OK, it’s actually not an estate. But it’s a small, charming cabin/house in the woods. But still. If you can’t go to Mardi Gras, let Mardi Gras come to you.
It gave a fresh, festive and bright flavor to an otherwise not very fresh, festive nor bright Mardi Gras season. We had a forest of Mardi Gras trees!
You know what Mardi Gras trees are, right? Randomly selected flora – most generally seen along the St. Charles Avenue parade routes – where revelers toss their beads up into the branches and there they dangle and then, soon enough, it’s its own tiny purple, green and gold stationary arbor parade. (And that Mardi Gras falls when all the leaves are off the trees, all the better to be seen and celebrated.)
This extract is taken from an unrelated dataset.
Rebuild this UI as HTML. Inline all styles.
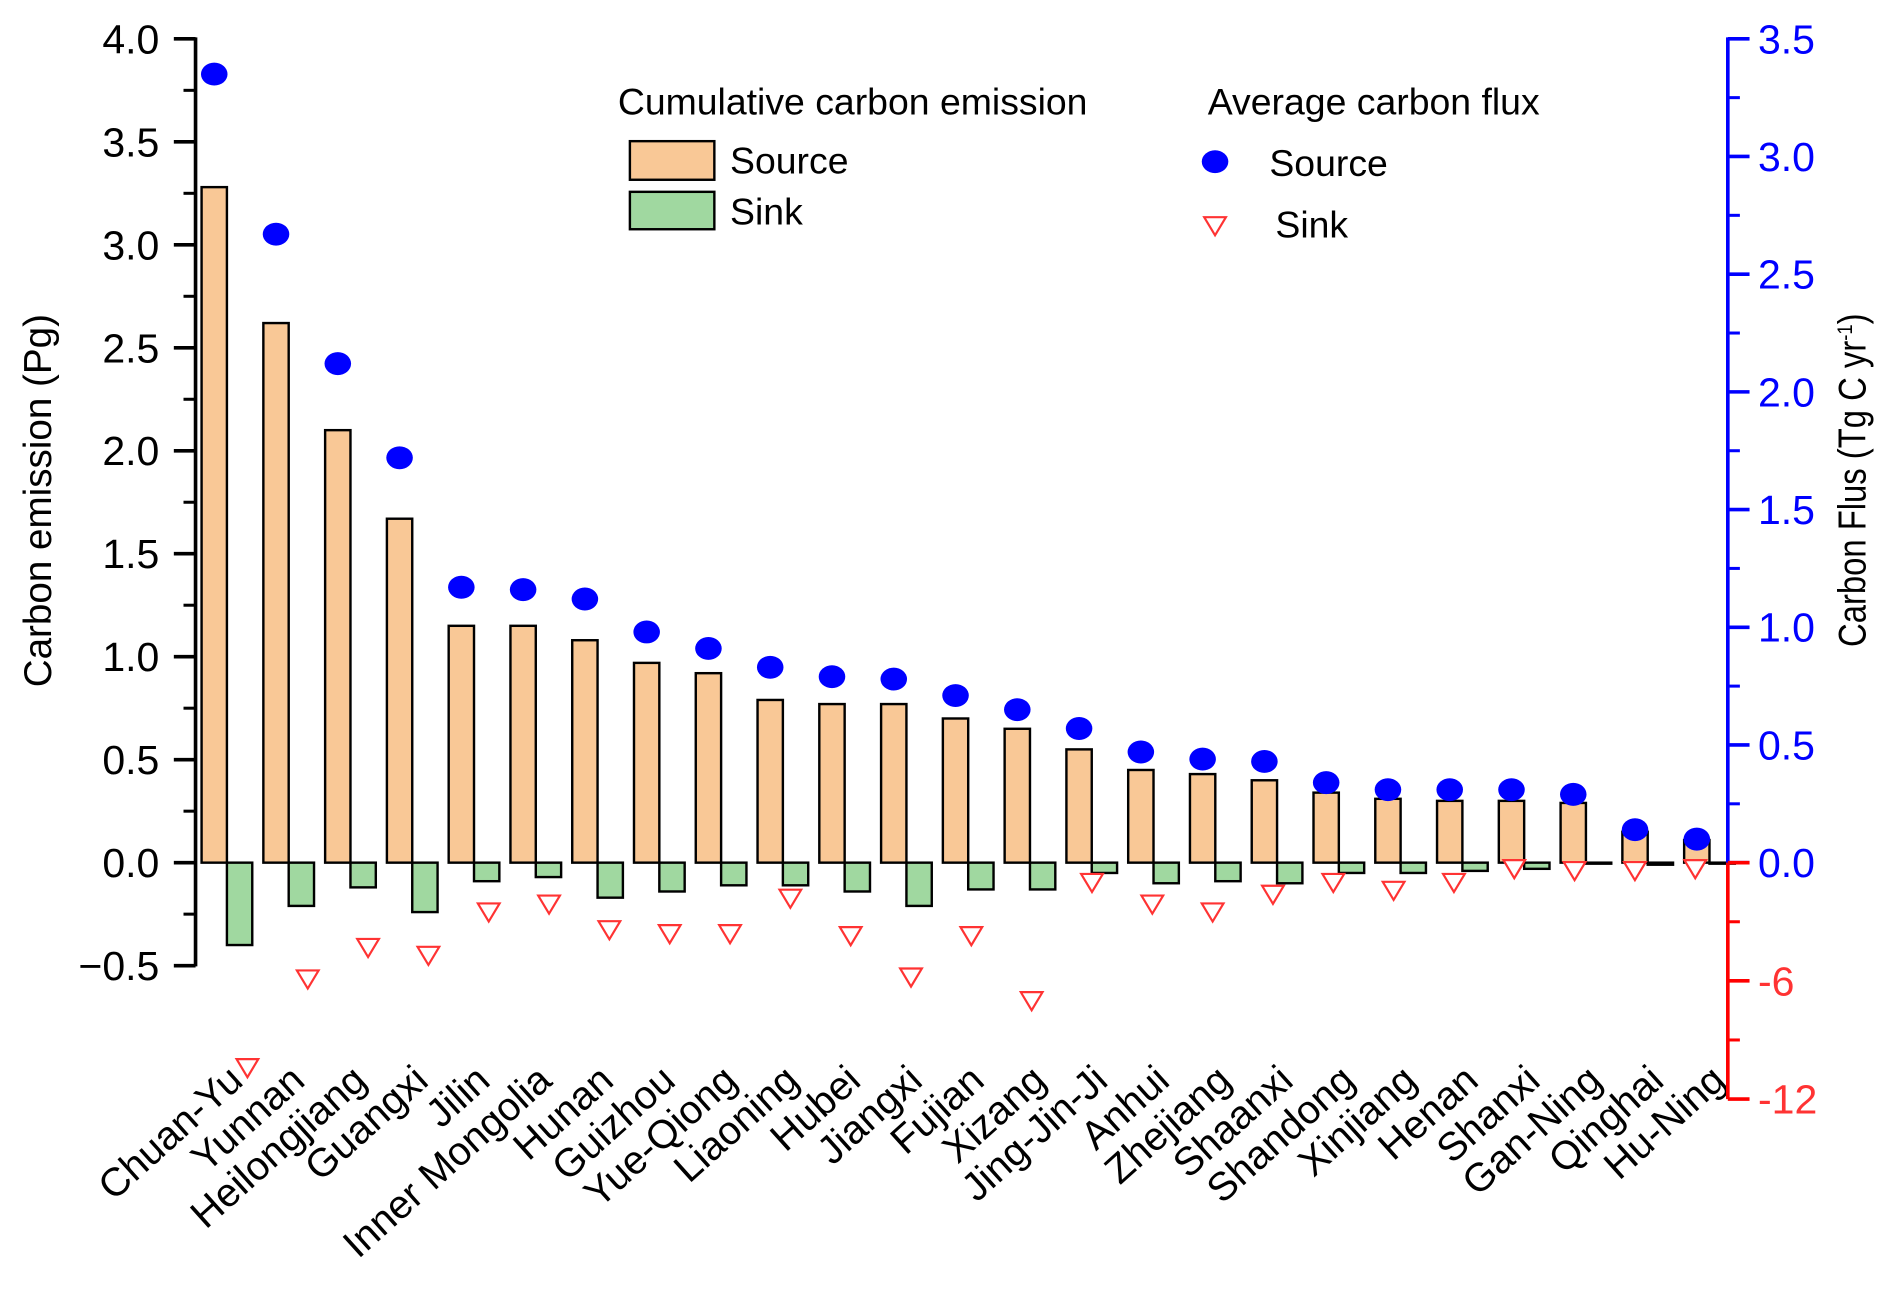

Dirty Coast, the New Orleans culture and T-shirt purveyor, even has a Mardi Gras tree T-shirt. (It’s awesome; I got one for my son Jack’s birthday about ten years ago.)
So, it’s a thing. Another thing is that New Orleanians can be quite A) Hesitant, B) Obstinate or C) Just plain lazy, when it comes to taking down holiday decorations. Here, it’s like admitting defeat. That the end has passed. The party is over. Merry Christmas. Now clean up your freaking yard.
You know, some cities have ordinances about exactly this. Uptight municipalities, to be sure, that require your lights come down and your inflatable Christmas Snoopys uninflate. Who would want to live there? But, neighborhood zoning issues being, well – neighborhood zoning issues – the law says you gotta dismantle your public revelry at such-and-such a date, box it up, put it the attic but feel free to put on your garish display again next year. After Halloween, please.
America can be so damn boring sometimes.
And so, at my partner’s polite request, I dismantled three Mardi Gras trees over this past weekend. Fair ’nuff. It’s her place. She owns it and tends to it and pays for it. My job is to make chaos out of it. So I conceded to her will and here’s what I learned:
It’s a lot easier – and less time consuming – to gleefully throw hundreds of beads into trees over the course of an hour than to sullenly remove them one by one over a full weekend.
Next year, I’m thinking: Maybe a purple, green and gold (actually yellow) flag will do.